Que se passe-t-il avec Renoir ? Il semblerait que ses amateurs sortent du bois après tant de décennies à se cacher. Le Kunstmuseum de Bâle en profite pour exposer les travaux des premières années de l’artiste : ceux qui n’ont pas encore cette teinte jaune-orangée et où les femmes ne sont pas boudinées sur des feuilles de chênes.

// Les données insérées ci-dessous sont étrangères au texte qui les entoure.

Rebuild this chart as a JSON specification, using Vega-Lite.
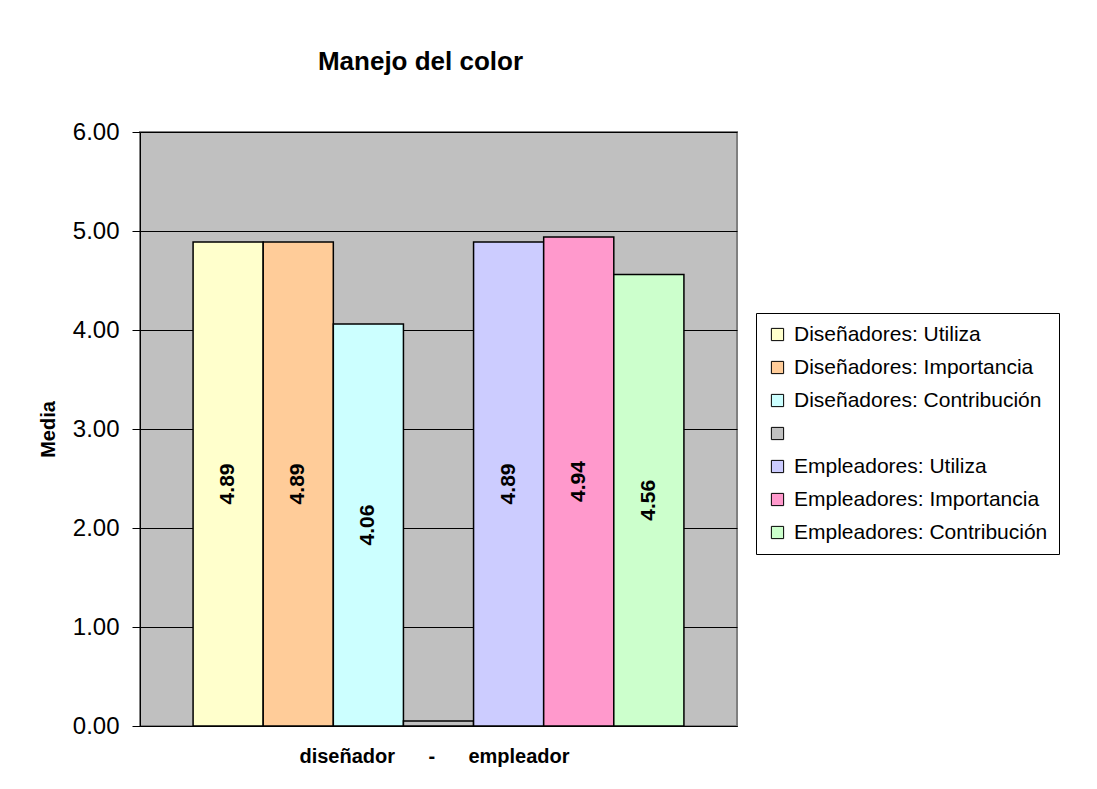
{
  "$schema": "https://vega.github.io/schema/vega-lite/v6.json",
  "width": 597,
  "height": 594,
  "autosize": {"type": "none"},
  "padding": {"left": 140, "top": 132, "right": 360, "bottom": 63},
  "background": "white",
  "title": {
    "text": "Manejo del color",
    "font": "Liberation Sans",
    "fontSize": 26,
    "fontWeight": "bold",
    "color": "black",
    "frame": "group",
    "anchor": "middle",
    "dx": -18,
    "offset": 45
  },
  "config": {
    "view": {"fill": "#C0C0C0", "stroke": "#808080", "strokeWidth": 2}
  },
  "data": {
    "values": [
      {"serie": "Diseñadores: Utiliza", "media": 4.89},
      {"serie": "Diseñadores: Importancia", "media": 4.89},
      {"serie": "Diseñadores: Contribución", "media": 4.06},
      {"serie": " ", "media": 0.05},
      {"serie": "Empleadores: Utiliza", "media": 4.89},
      {"serie": "Empleadores: Importancia", "media": 4.94},
      {"serie": "Empleadores: Contribución", "media": 4.56}
    ]
  },
  "layer": [
    {
      "mark": {"type": "bar", "stroke": "black", "strokeWidth": 1.5},
      "encoding": {
        "x": {
          "field": "serie",
          "type": "nominal",
          "sort": null,
          "scale": {
            "domain": ["Diseñadores: Utiliza", "Diseñadores: Importancia", "Diseñadores: Contribución", " ", "Empleadores: Utiliza", "Empleadores: Importancia", "Empleadores: Contribución"],
            "paddingInner": 0,
            "paddingOuter": 0.757
          },
          "axis": {
            "labels": false,
            "ticks": false,
            "domain": true,
            "domainColor": "black",
            "domainWidth": 1,
            "grid": false,
            "title": "diseñador\u00a0\u00a0\u00a0\u00a0\u00a0\u00a0-\u00a0\u00a0\u00a0\u00a0\u00a0\u00a0empleador",
            "titleFont": "Liberation Sans",
            "titleFontSize": 20,
            "titleFontWeight": "bold",
            "titleColor": "black",
            "titlePadding": 20,
            "titleX": 294
          }
        },
        "y": {
          "field": "media",
          "type": "quantitative",
          "scale": {"domain": [0, 6]},
          "axis": {
            "values": [0, 1, 2, 3, 4, 5, 6],
            "format": ".2f",
            "labelFont": "Liberation Sans",
            "labelFontSize": 24,
            "labelColor": "black",
            "labelPadding": 13,
            "tickSize": 8,
            "tickColor": "black",
            "domainColor": "black",
            "gridColor": "black",
            "gridWidth": 1,
            "gridOpacity": 1,
            "title": "Media",
            "titleFont": "Liberation Sans",
            "titleFontSize": 20,
            "titleFontWeight": "bold",
            "titleColor": "black",
            "titlePadding": 14
          }
        },
        "color": {
          "field": "serie",
          "type": "nominal",
          "scale": {
            "domain": ["Diseñadores: Utiliza", "Diseñadores: Importancia", "Diseñadores: Contribución", " ", "Empleadores: Utiliza", "Empleadores: Importancia", "Empleadores: Contribución"],
            "range": ["#FFFFCC", "#FFCC99", "#CCFFFF", "#C0C0C0", "#CCCCFF", "#FF99CC", "#CCFFCC"]
          },
          "legend": {
            "title": null,
            "orient": "none",
            "legendX": 616,
            "legendY": 181,
            "fillColor": "white",
            "strokeColor": "black",
            "padding": 11,
            "symbolType": "square",
            "symbolSize": 150,
            "symbolStrokeColor": "black",
            "symbolStrokeWidth": 1,
            "symbolOpacity": 1,
            "labelFont": "Liberation Sans",
            "labelFontSize": 21,
            "labelColor": "black",
            "labelOffset": 6,
            "labelLimit": 400,
            "rowPadding": 11
          }
        }
      }
    },
    {
      "transform": [{"filter": "datum.media > 1"}],
      "mark": {"type": "text", "angle": 270, "fontWeight": "bold", "fontSize": 21, "font": "Liberation Sans", "color": "black"},
      "encoding": {
        "x": {"field": "serie", "type": "nominal", "sort": null},
        "y": {"field": "media", "type": "quantitative", "scale": {"domain": [0, 12]}, "axis": null},
        "text": {"field": "media", "type": "quantitative", "format": ".2f"}
      }
    }
  ],
  "resolve": {"scale": {"y": "independent"}}
}
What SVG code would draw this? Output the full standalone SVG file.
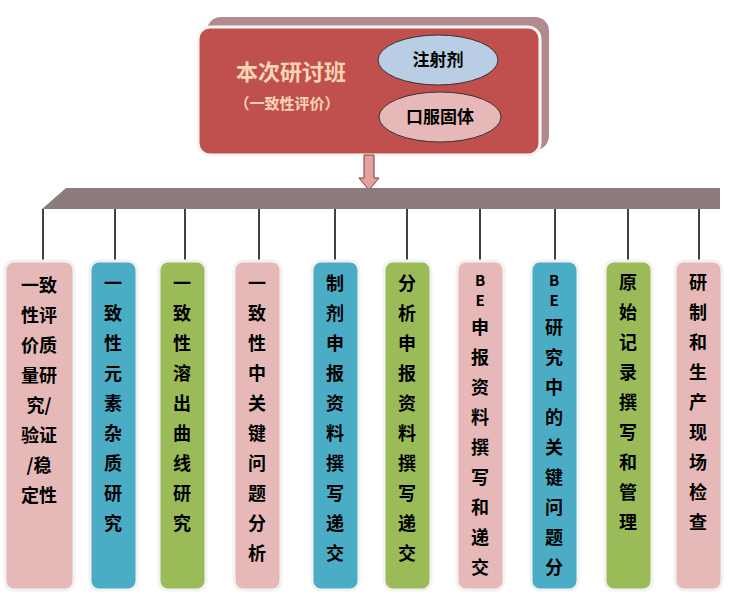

L’exposition porte sur la dualité bohème bourgeoisie, c’est un prétexte, telle robe, tel lieu, telle posture, tout cela n’est qu’habillage. Jupe ou pantalon, le travail de l’artiste se construit sur le problème posé, non pas par le statut social du peintre par rapport à celui de son modèle, mais par l’inscription d’une figure dans un environnement.

Ce problème trouve ici un achèvement avec L’Allée cavalière au bois Boulogne, l’un des plus vastes tableaux de l’artiste, mais auquel on pourra préférer le Portrait de Madame Chocquet de 1875. Bien plus petit, il n’a rien du chef-d’œuvre, pourtant tout en lui concentre la question de la figure et du paysage. Le tableau est construit de manière concentrique, en partant d’un pourtour léger et volatile, à une tête lourde et grave. Même les mains sont d’une texture filandreuse, elles s’écoulent mollement le long de la chemise du modèle, chemise qui n’est-elle même qu’un pur espace pictural. À l’arrière plan, une console, un cadre, et l’entrebâillement d’une porte structurent le contexte intime de la pause. Les accords de bleus et de jaunes coupés de verts froids qui s’y trouvent ne semblent être là que pour renforcer l’écart entre la figure et son espace. Le visage, lui, est rose et vivant, légèrement pincé, mais le regard qu’il contient est porté dans le vide. Les yeux bleus brillent : le modèle lui est ailleurs, il est dans son tableau. Après lui, l’artiste s’en ira vers de toutes autres solutions, mais c’est de l’avant que traite l’exposition.

La première salle est remplie de portraits, tous ou presque de factures différentes, ils courent de 1864 à 1871. Outre de nombreuses femmes, que Renoir peint, nues, vêtues ou déshabillées, un jeune homme, nu lui aussi, nous tourne le dos tout en caressant un chat. Ce Garçon au chat est étrange : son format étroit et vertical imprime un sens inhabituel pour un sujet qui ne l’est pas moins. D’autant que Renoir travaille souvent ses modèles comme des prétextes. Ce que l’on comprend assez bien dans la salle qui regroupe les portraits de ses amis, peintres, Bazille, Sisley, Monet, et quelques autres. On ne sait pas à quoi songe l’artiste lorsqu’il dépeint son entourage de manière aussi désinvolte, il n’y a vraiment aucune psychologie. Plus loin, Lise, l’amante de l’artiste subit le même traitement, les tableaux racontent une romance, parfois un désir ; mais à chaque fois, c’est la peinture qui est le sujet.